## Raw data
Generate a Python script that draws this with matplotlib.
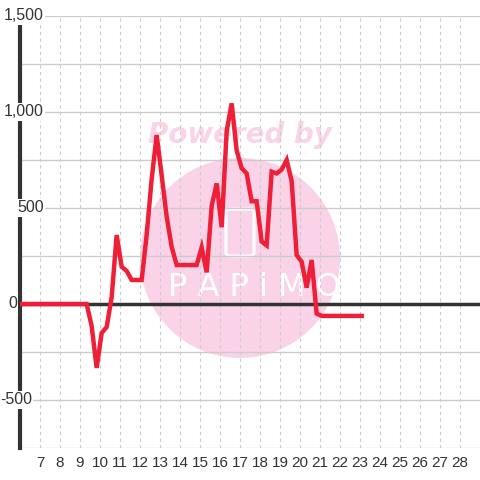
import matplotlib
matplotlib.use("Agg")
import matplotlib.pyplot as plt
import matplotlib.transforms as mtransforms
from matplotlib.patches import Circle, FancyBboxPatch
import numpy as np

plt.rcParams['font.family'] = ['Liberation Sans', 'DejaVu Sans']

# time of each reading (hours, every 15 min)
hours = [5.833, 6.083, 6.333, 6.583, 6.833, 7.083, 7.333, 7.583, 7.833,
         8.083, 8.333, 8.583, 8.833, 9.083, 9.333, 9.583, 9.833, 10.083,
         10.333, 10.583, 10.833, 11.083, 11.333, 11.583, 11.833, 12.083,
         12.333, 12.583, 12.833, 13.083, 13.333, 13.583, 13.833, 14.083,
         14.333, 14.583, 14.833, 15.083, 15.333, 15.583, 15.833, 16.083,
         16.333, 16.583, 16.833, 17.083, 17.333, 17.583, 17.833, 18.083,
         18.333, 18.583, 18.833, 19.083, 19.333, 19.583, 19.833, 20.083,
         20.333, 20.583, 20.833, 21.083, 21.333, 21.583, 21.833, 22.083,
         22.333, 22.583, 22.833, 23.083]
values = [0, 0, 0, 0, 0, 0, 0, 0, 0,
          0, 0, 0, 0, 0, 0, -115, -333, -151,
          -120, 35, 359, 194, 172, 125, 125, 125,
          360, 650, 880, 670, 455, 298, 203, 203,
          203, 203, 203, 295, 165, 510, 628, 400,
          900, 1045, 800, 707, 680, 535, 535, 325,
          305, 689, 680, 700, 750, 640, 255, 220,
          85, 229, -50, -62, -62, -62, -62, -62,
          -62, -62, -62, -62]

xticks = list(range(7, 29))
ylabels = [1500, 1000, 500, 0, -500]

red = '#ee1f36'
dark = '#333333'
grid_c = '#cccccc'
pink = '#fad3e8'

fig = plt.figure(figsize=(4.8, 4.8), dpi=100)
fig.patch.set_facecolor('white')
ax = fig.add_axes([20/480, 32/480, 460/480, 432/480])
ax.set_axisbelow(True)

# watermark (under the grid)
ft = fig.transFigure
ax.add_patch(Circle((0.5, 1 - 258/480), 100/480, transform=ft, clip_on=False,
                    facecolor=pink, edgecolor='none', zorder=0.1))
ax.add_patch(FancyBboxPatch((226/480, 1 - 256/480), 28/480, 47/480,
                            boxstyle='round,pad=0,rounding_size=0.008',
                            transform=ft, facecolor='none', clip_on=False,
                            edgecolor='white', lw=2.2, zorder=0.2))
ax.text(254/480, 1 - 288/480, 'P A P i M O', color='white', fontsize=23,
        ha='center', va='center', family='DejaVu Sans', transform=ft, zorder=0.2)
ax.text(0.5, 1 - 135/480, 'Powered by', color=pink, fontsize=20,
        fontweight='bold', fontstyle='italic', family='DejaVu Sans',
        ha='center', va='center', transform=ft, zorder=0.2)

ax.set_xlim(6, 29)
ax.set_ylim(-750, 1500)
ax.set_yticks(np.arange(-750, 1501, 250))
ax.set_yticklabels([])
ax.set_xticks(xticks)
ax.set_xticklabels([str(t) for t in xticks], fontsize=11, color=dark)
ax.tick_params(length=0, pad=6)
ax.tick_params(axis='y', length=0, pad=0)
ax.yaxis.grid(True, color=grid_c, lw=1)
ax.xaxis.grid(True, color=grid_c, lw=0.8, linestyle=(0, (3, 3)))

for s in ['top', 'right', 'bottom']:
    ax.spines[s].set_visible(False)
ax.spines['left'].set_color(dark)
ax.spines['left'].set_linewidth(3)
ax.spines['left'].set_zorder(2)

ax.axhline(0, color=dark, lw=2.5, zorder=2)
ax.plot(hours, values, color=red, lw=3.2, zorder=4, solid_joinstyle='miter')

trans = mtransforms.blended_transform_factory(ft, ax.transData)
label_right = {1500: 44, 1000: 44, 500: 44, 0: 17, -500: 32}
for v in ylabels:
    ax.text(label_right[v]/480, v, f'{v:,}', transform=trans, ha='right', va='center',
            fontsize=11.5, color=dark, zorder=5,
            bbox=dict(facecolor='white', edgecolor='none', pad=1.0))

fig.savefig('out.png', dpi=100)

## Task brief
Pictures stay out. Repeat only the lines from the beginning of the data through the line that has "-62, -62, -62, -62]".

## Solution to this task
Generate a Python script that draws this with matplotlib.
import matplotlib
matplotlib.use("Agg")
import matplotlib.pyplot as plt
import matplotlib.transforms as mtransforms
from matplotlib.patches import Circle, FancyBboxPatch
import numpy as np

plt.rcParams['font.family'] = ['Liberation Sans', 'DejaVu Sans']

# time of each reading (hours, every 15 min)
hours = [5.833, 6.083, 6.333, 6.583, 6.833, 7.083, 7.333, 7.583, 7.833,
         8.083, 8.333, 8.583, 8.833, 9.083, 9.333, 9.583, 9.833, 10.083,
         10.333, 10.583, 10.833, 11.083, 11.333, 11.583, 11.833, 12.083,
         12.333, 12.583, 12.833, 13.083, 13.333, 13.583, 13.833, 14.083,
         14.333, 14.583, 14.833, 15.083, 15.333, 15.583, 15.833, 16.083,
         16.333, 16.583, 16.833, 17.083, 17.333, 17.583, 17.833, 18.083,
         18.333, 18.583, 18.833, 19.083, 19.333, 19.583, 19.833, 20.083,
         20.333, 20.583, 20.833, 21.083, 21.333, 21.583, 21.833, 22.083,
         22.333, 22.583, 22.833, 23.083]
values = [0, 0, 0, 0, 0, 0, 0, 0, 0,
          0, 0, 0, 0, 0, 0, -115, -333, -151,
          -120, 35, 359, 194, 172, 125, 125, 125,
          360, 650, 880, 670, 455, 298, 203, 203,
          203, 203, 203, 295, 165, 510, 628, 400,
          900, 1045, 800, 707, 680, 535, 535, 325,
          305, 689, 680, 700, 750, 640, 255, 220,
          85, 229, -50, -62, -62, -62, -62, -62,
          -62, -62, -62, -62]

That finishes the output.